Please feel free to listen to my music while you read. Thanks and I hope you enjoy!

I don't write rhymes much anymore for recording because I stopped being willing to say meaningful things to people who don't care and non-meaningful things to people that do. Sometimes I think about picking up a pen again until I remember that things are even worse now than they were 25 years ago when purposeful, sincere lyrics first began to disappear from mainstream Hiphop. Now people care even less about quality and the trend is to emotionally say nothing words over sparse beats to people who really don't care about what you're saying anyway.

About 20 years ago I realized that my purpose in Hiphop was to explore its nature, its true usefulness beyond ego, fame, props etc. I started interviewing emcees, dj's and producers and trying to flesh out how their art contributed to their psychospiritual growth; that way at the very least I could expose its true benefit to the practitioner and fan alike and hopefully intentionally contribute to someone's personal development.

I'm consistently disappointed with 2 bar/switch topic rhymes that try to sound witty that don't amount to anything by the end of the track. I think most fans are dupes who care little about the process or the origins of the music they're listening to and that even some of the people we call "legends" know very little about what Hiphop is or isn't. They tell the public under analyzed ideas like "Migos is the next evolution in Hiphop" without understanding the difference between newness and development. They rationalize spreading ignorance. They reduce the magic and influence of music on the impressionable. They chastise Trump, racism and the poverty in their communities while selling conspicuous consumption, materialism and substance abuse.

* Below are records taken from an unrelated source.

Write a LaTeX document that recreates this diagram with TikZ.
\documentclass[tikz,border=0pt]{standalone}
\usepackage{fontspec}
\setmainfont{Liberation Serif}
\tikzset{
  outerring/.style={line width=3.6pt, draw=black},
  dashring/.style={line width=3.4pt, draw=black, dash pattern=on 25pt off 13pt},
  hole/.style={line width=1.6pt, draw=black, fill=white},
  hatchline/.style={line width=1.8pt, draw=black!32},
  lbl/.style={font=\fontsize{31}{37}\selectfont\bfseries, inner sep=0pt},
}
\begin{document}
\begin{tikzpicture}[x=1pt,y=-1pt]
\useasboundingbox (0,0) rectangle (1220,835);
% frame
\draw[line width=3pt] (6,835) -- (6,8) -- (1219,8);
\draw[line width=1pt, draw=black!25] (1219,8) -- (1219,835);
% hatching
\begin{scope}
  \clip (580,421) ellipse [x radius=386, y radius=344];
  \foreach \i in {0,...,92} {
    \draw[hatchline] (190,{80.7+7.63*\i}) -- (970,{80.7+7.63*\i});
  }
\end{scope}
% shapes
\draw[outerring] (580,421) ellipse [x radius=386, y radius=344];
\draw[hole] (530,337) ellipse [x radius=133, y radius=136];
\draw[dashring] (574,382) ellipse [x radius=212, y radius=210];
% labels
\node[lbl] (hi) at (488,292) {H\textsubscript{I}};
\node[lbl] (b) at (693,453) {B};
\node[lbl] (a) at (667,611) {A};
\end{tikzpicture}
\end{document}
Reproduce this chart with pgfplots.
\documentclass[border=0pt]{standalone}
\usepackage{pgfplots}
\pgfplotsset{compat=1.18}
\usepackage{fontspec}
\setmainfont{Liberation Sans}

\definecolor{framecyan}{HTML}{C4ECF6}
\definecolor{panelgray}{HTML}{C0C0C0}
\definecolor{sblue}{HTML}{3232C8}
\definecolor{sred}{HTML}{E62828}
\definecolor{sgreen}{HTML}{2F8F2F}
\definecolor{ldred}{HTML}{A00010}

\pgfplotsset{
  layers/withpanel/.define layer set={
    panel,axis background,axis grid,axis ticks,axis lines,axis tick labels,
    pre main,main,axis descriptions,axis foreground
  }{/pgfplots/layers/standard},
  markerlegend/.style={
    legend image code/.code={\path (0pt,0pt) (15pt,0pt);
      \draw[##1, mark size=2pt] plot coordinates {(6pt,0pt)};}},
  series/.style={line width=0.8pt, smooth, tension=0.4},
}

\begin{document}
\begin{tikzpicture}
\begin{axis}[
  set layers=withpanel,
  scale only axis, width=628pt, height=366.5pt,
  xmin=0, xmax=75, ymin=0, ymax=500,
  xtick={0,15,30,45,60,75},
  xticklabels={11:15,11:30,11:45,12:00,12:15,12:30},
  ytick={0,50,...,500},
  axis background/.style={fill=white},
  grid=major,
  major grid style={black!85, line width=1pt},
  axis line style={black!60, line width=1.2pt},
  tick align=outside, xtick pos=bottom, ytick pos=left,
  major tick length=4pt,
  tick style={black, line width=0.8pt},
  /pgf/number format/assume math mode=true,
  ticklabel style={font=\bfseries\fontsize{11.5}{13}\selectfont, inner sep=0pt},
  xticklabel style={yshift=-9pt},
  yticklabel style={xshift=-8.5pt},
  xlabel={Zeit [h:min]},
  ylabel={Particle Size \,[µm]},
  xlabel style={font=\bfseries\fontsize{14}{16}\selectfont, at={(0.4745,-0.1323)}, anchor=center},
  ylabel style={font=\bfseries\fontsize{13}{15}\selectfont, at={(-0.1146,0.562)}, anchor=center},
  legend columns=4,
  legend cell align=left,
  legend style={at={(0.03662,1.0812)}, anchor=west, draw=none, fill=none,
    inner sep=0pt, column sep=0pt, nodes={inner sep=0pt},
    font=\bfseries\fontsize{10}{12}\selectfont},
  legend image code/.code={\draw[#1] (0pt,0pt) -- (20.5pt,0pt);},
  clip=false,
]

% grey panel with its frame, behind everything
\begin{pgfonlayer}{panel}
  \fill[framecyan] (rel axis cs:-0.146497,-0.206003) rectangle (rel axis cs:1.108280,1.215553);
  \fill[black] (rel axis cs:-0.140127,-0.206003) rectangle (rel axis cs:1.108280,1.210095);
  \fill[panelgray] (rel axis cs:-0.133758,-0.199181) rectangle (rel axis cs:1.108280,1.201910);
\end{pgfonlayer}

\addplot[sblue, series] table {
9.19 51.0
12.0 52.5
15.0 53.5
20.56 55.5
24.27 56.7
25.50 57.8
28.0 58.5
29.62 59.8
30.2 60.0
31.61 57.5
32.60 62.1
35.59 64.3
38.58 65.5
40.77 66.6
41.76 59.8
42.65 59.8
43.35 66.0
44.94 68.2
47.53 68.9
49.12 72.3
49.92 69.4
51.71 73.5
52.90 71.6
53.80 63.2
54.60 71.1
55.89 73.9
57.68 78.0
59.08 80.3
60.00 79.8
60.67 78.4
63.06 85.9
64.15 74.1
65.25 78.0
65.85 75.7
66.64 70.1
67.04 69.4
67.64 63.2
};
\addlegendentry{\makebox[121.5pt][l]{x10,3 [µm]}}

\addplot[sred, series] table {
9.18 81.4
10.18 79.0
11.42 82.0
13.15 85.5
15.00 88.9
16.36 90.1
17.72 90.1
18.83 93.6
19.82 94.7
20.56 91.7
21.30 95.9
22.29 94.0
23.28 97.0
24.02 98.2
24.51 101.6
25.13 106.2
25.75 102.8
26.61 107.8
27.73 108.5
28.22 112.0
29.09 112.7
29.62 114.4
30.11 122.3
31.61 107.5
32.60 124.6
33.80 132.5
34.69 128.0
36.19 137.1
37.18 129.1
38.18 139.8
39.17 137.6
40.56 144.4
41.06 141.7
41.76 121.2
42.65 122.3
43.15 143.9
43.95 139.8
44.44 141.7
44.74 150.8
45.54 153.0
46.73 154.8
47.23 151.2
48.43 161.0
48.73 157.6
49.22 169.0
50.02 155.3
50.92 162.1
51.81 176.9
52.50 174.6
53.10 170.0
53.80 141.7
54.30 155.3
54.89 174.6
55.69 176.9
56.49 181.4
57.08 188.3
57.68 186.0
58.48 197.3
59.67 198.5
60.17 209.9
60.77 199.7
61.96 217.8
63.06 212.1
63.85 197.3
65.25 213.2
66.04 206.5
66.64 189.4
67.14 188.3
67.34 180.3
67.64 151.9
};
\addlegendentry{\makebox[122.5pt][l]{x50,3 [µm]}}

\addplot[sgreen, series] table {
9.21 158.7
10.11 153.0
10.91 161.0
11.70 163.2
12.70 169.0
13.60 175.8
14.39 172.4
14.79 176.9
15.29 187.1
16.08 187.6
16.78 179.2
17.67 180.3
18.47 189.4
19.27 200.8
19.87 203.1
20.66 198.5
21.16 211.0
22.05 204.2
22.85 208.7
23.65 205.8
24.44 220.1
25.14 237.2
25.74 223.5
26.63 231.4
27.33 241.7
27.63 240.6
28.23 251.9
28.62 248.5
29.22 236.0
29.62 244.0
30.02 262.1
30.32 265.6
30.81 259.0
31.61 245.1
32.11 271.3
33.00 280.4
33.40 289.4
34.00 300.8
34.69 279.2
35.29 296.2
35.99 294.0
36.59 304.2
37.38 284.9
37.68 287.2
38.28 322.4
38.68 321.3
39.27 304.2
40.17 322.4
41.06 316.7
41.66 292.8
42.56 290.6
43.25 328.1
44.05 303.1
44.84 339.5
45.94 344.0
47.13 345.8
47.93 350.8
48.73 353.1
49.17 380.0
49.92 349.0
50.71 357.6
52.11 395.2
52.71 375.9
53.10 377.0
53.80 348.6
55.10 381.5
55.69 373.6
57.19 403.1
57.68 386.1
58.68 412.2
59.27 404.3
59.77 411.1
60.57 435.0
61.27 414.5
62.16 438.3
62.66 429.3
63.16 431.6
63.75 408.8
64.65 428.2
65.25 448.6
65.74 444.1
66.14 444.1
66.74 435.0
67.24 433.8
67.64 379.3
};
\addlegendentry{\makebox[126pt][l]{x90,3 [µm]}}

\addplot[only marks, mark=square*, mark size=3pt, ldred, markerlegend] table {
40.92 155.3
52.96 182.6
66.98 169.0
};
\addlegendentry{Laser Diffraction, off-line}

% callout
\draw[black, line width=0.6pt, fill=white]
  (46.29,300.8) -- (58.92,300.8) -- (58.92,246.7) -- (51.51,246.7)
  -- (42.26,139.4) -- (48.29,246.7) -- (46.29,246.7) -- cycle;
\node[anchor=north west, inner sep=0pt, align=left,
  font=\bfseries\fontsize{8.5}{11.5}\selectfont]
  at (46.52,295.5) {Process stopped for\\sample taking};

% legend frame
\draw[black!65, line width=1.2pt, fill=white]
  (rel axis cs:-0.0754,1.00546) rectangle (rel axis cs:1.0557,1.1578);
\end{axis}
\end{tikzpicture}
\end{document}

Cultivating the energy of Hiphop has become restricted to going to shows, battles and performances that even when put on by artists I love, come off as dry reminders of a time when people were less interested in partying and more interested in gathering and sharing who they were in order to feel felt and learn from each other. Now it seems like its all for money, fame, props etc.; entry level values that Hiphoppers have sought since 73'. Freestyling aka spontaneous authentic discourse hardly exists anymore and when it does its treated as a joke. People don't see the value of relaxing in groundlessness anymore. Being on the spot with nothing but the naked mind has been replaced with needing to not appear vulnerable and weak so a written rhyme takes the place of trusting innate awareness. Hiphop is referred to as "the game" and everyone wants to play because anyone can now emcee, dj and produce and seemingly make money at it.

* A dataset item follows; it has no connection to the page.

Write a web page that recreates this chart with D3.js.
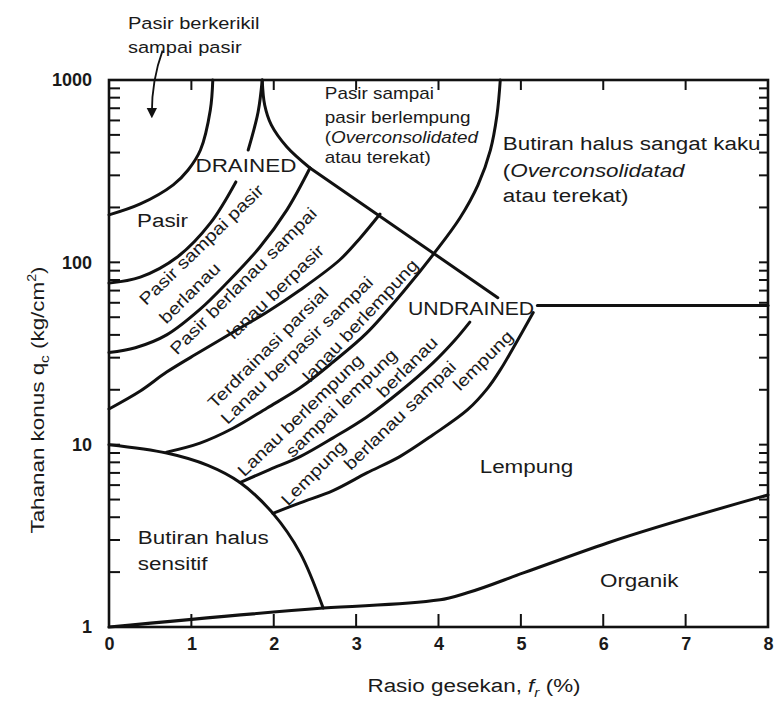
<!DOCTYPE html>
<html>
<head>
<meta charset="utf-8">
<script src="https://cdn.jsdelivr.net/npm/d3@7"></script>
<style>
  body { margin: 0; background: #fff; }
  svg text { font-family: "Liberation Sans", Arial, sans-serif; fill: #1a1a1a; }
</style>
</head>
<body>
<div id="chart"></div>
<script>
// ---- data: boundaries (fr in %, qc in kg/cm2) ----
const xTicks = [0, 1, 2, 3, 4, 5, 6, 7, 8];
const yDecades = [1, 10, 100, 1000];

const gravelFr = [1.26, 1.23, 1.11, 0.96, 0.78, 0.38, 0];
const gravelQc = [1000, 685, 413, 321, 266, 209, 182];

const sandUpperFr = [1.86, 1.81, 1.69];
const sandUpperQc = [1000, 668, 413];
const sandLowerFr = [1.54, 1.23, 0.83, 0.38, 0];
const sandLowerQc = [276, 164, 107, 83, 77];

const cuspFr = [1.86, 1.89, 1.97, 2.16, 2.44];
const cuspQc = [1000, 729, 567, 429, 329];

const diagFr = [2.44, 4.72];
const diagQc = [329, 64];

const siltySandFr = [2.44, 2.16, 1.83, 1.43, 1.10, 0.70, 0.32, 0];
const siltySandQc = [329, 194, 121, 77, 55, 40, 34, 32];

const sandySiltFr = [3.29, 3.05, 2.80, 2.32, 1.92, 1.51, 1.10, 0.70, 0.38, 0];
const sandySiltQc = [184, 136, 103, 70.5, 53.4, 41.5, 32.2, 25, 19.7, 15.7];

const bigArcFr = [4.75, 4.71, 4.63, 4.48, 4.26, 3.96, 3.59, 3.13, 2.72, 2.32, 1.92, 1.505, 1.105, 0.70];
const bigArcQc = [1000, 643, 413, 266, 175, 114, 70.5, 41, 28.4, 20.5, 15.9, 12.3, 10.2, 9.1];

const clayeySiltFr = [1.59, 1.95, 2.32, 2.72, 3.13, 3.53, 3.93, 4.20, 4.38];
const clayeySiltQc = [6.2, 7.3, 8.6, 10.9, 14.2, 19.5, 28, 37.5, 47];

const siltyClayFr = [1.99, 2.32, 2.72, 3.13, 3.53, 3.93, 4.35, 4.60, 4.75, 4.90, 5.15];
const siltyClayQc = [4.2, 4.8, 5.6, 7.0, 8.6, 11.3, 15.5, 20.5, 25.7, 33.5, 53];

const stiffFr = [5.2, 8];
const stiffQc = [58, 58];

const sensitiveFr = [0, 0.70, 1.20, 1.59, 1.99, 2.32, 2.60];
const sensitiveQc = [10, 9.0, 7.7, 6.2, 4.2, 2.55, 1.27];

const organicFr = [0, 2.6, 4.02, 4.35, 5.03, 6.05, 8.0];
const organicQc = [1, 1.27, 1.41, 1.54, 1.98, 2.89, 5.3];

// ---- layout ----
const W = 776, H = 704;
const SX = 1.18; // the printed lettering is wide
const svg = d3.select("#chart").append("svg").attr("width", W).attr("height", H);

const x = d3.scaleLinear().domain([0, 8]).range([109, 768]);
const y = d3.scaleLog().domain([1, 1000]).range([627, 80]);

const minorTicks = [];
[1, 10, 100].forEach(d => { for (let m = 1; m < 10; m++) minorTicks.push(d * m); });
minorTicks.push(1000);

// axes: labels from d3 axes, inward tick marks drawn as lines
const axLeft = svg.append("g").attr("transform", `translate(${x(0)},0)`)
  .call(d3.axisLeft(y).tickValues(yDecades).tickSize(0).tickPadding(17).tickFormat(d3.format("d")));
const axBottom = svg.append("g").attr("transform", `translate(0,${y(1)})`)
  .call(d3.axisBottom(x).tickValues(xTicks).tickSize(0).tickPadding(10).tickFormat(d3.format("d")));
[axLeft, axBottom].forEach(g => {
  g.select(".domain").remove();
  g.selectAll(".tick text").attr("font-size", 18).attr("font-weight", "bold")
    .attr("font-family", "Liberation Sans, Arial, sans-serif").attr("fill", "#111");
});

function tickLines(cls, values, x1, x2, y1, y2) {
  svg.selectAll("line." + cls).data(values).join("line")
    .attr("class", cls)
    .attr("x1", x1).attr("x2", x2).attr("y1", y1).attr("y2", y2)
    .style("stroke", "#111").style("stroke-width", "2px");
}
tickLines("tl", minorTicks, x(0), x(0) + 11, d => y(d), d => y(d));
tickLines("tr", minorTicks, x(8), x(8) - 9, d => y(d), d => y(d));
tickLines("tt", xTicks.slice(1, 8), d => x(d), d => x(d), y(1000), y(1000) + 10);
tickLines("tb", xTicks.slice(1, 8), d => x(d), d => x(d), y(1), y(1) - 13);

svg.append("rect")
  .attr("x", x(0)).attr("y", y(1000))
  .attr("width", x(8) - x(0)).attr("height", y(1) - y(1000))
  .attr("fill", "none").attr("stroke", "#111").attr("stroke-width", 2.6);

// ---- boundaries ----
const boundaries = [
  [gravelFr, gravelQc, d3.curveCatmullRom],
  [sandUpperFr, sandUpperQc, d3.curveCatmullRom],
  [sandLowerFr, sandLowerQc, d3.curveCatmullRom],
  [cuspFr, cuspQc, d3.curveCatmullRom],
  [diagFr, diagQc, d3.curveLinear],
  [siltySandFr, siltySandQc, d3.curveCatmullRom],
  [sandySiltFr, sandySiltQc, d3.curveCatmullRom],
  [bigArcFr, bigArcQc, d3.curveCatmullRom],
  [clayeySiltFr, clayeySiltQc, d3.curveCatmullRom],
  [siltyClayFr, siltyClayQc, d3.curveCatmullRom],
  [stiffFr, stiffQc, d3.curveLinear],
  [sensitiveFr, sensitiveQc, d3.curveCatmullRom],
  [organicFr, organicQc, d3.curveMonotoneX]
];

boundaries.forEach(([fr, qc, curve]) => {
  const line = d3.line().x(d => x(d[0])).y(d => y(d[1])).curve(curve);
  svg.append("path")
    .datum(fr.map((f, i) => [f, qc[i]]))
    .attr("d", line)
    .attr("fill", "none").attr("stroke", "#111")
    .attr("stroke-width", 3).attr("stroke-linecap", "round");
});

// ---- zone labels ----
const plainLabels = [
  { t: "Pasir berkerikil", f: 0.23, q: 2054, s: 17 },
  { t: "sampai pasir", f: 0.23, q: 1517, s: 17 },
  { t: "DRAINED", f: 1.05, q: 342, s: 19 },
  { t: "Pasir", f: 0.34, q: 171, s: 19 },
  { t: "Pasir sampai", f: 2.62, q: 849, s: 16 },
  { t: "pasir berlempung", f: 2.62, q: 627, s: 16 },
  { t: "atau terekat)", f: 2.62, q: 378, s: 16 },
  { t: "Butiran halus sangat kaku", f: 4.78, q: 451, s: 19 },
  { t: "atau terekat)", f: 4.78, q: 234, s: 19 },
  { t: "UNDRAINED", f: 3.63, q: 56, s: 18 },
  { t: "Lempung", f: 4.50, q: 7.6, s: 19 },
  { t: "Butiran  halus", f: 0.35, q: 3.1, s: 19 },
  { t: "sensitif", f: 0.35, q: 2.24, s: 19 },
  { t: "Organik", f: 5.96, q: 1.81, s: 19 }
];
plainLabels.forEach(l => {
  svg.append("text").attr("transform", `translate(${x(l.f)},${y(l.q)}) scale(${SX},1)`)
    .attr("dy", "0.35em").attr("font-size", l.s).text(l.t);
});

const italicLabels = [
  { t: "Overconsolidated", f: 2.62, q: 487, s: 16 },
  { t: "Overconsolidatad", f: 4.78, q: 321, s: 19 }
];
italicLabels.forEach(l => {
  const t = svg.append("text").attr("transform", `translate(${x(l.f)},${y(l.q)}) scale(${SX},1)`)
    .attr("dy", "0.35em").attr("font-size", l.s);
  t.append("tspan").text("(");
  t.append("tspan").attr("font-style", "italic").text(l.t);
});

const rotLabels = [
  { t: "Pasir sampai pasir", f: 1.12, q: 125, a: -44 },
  { t: "berlanau", f: 0.98, q: 68, a: -45 },
  { t: "Pasir berlanau sampai", f: 1.63, q: 79, a: -45 },
  { t: "lanau berpasir", f: 2.02, q: 69, a: -44 },
  { t: "Terdrainasi parsial", f: 1.93, q: 34, a: -45 },
  { t: "Lanau berpasir sampai", f: 2.28, q: 33, a: -44 },
  { t: "lanau berlempung", f: 3.05, q: 48, a: -47 },
  { t: "Lanau berlempung", f: 2.32, q: 14.5, a: -44 },
  { t: "sampai lempung", f: 2.82, q: 16.9, a: -44 },
  { t: "berlanau", f: 3.62, q: 26.7, a: -45 },
  { t: "Lempung", f: 2.48, q: 7.0, a: -45 },
  { t: "berlanau sampai", f: 3.53, q: 14.5, a: -44 },
  { t: "lempung", f: 4.54, q: 29, a: -45 }
];
rotLabels.forEach(l => {
  svg.append("text")
    .attr("transform", `translate(${x(l.f)},${y(l.q)}) rotate(${l.a}) scale(${SX},1)`)
    .attr("text-anchor", "middle").attr("dy", "0.35em")
    .attr("font-size", 17).text(l.t);
});

// arrow for gravel label
svg.append("defs").append("marker")
  .attr("id", "head").attr("viewBox", "0 0 10 10")
  .attr("refX", 5).attr("refY", 5)
  .attr("markerWidth", 6).attr("markerHeight", 8).attr("orient", "auto")
  .append("path").attr("d", "M0,0 L10,5 L0,10 z").attr("fill", "#111");

svg.append("path")
  .attr("d", `M${x(0.65)},${y(1450)} Q${x(0.52)},${y(1000)} ${x(0.52)},${y(660)}`)
  .attr("fill", "none").attr("stroke", "#111").attr("stroke-width", 1.8)
  .attr("marker-end", "url(#head)");

// ---- axis titles ----
const xt = svg.append("text")
  .attr("transform", `translate(474,692) scale(${SX},1)`)
  .attr("text-anchor", "middle").attr("font-size", 19);
xt.append("tspan").text("Rasio gesekan, ");
xt.append("tspan").attr("font-style", "italic").text("f");
xt.append("tspan").attr("font-style", "italic").attr("font-size", 13).attr("dy", 5).text("r");
xt.append("tspan").attr("dy", -5).text(" (%)");

const yt = svg.append("text")
  .attr("transform", `translate(44,400) rotate(-90) scale(${SX},1)`)
  .attr("text-anchor", "middle").attr("font-size", 19);
yt.append("tspan").text("Tahanan konus q");
yt.append("tspan").attr("font-size", 13).attr("dy", 5).text("c");
yt.append("tspan").attr("dy", -5).text(" (kg/cm");
yt.append("tspan").attr("font-size", 12).attr("dy", -8).text("2");
yt.append("tspan").attr("dy", 8).text(")");
</script>
</body>
</html>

How have we grown in terms of our cultural values, embrace of feminine energy, emotional expression, social and spiritual interconnectedness in the last 46 years? Have we learned to go beyond the ego or have mainstream and underground artists (including dj's and bboys…graf writers have always been at the vanguard in my opinion) just found new ways of ego validation through materialism, intellect and faux spiritual transcendence? How are we cultivating love? This is not to take away from the necessity of allowing the natural journey that artists and humans go through in finding themselves, nor to dismiss the artists and fans that clearly are using their gifts in the best way that they know how. They exist and should be lauded for their genuine contributions whether or not they manifest pain or enlightenment. My issue is with those that propagate mindlessness year after year and find pleasure in their gains on the backs of those that suffer, as well as those of us with life experience who do little to advance the cause of humanity by directly challenging themselves and others to do better.

The silver lining in everything that Iv'e said is that Hiphop isn't something that can be manipulated, controlled, co-opted, made better or made worse. Hiphop is not a thing. It has no real existence anywhere. The truth is that how we manifest the experience of Hiphop comes from how we directly or indirectly experience our bodies and minds. When we cultivate ego we will express through the 4 elements self-centeredness, aggression, impulsivity and ignorance. When we transcend ego we cultivate compassion, genuineness, fearlessness, gentleness, insight and wisdom.

As Mos Def said in the intro to 1999's Black on Both Sides, "Listen—people be askin' me all the time

"Yo Mos, what's gettin' ready to happen with hip-hop?"

(Where do you think hip-hop is goin'?)

I tell em, "You know what's gonna happen with hip-hop?

Whatever's happening with us"

If we smoked out, hip-hop is gonna be smoked out

If we doin' alright, hip-hop is gonna be doin' alright

People talk about hip-hop like it's some giant livin' in the hillside

Comin' down to visit the townspeople

We are hip-hop

Me, you, everybody, we are hip-hop

So hip-hop is going where we going

So the next time you ask yourself where hip-hop is going

Ask yourself: where am I going? How am I doing?

Till you get a clear idea".

When you rest deeply within your own being and contemplate your motivation for what you're doing in life you'll find your relationship with Hiphop and manifest it accordingly.

May we all treat this sacred way as such.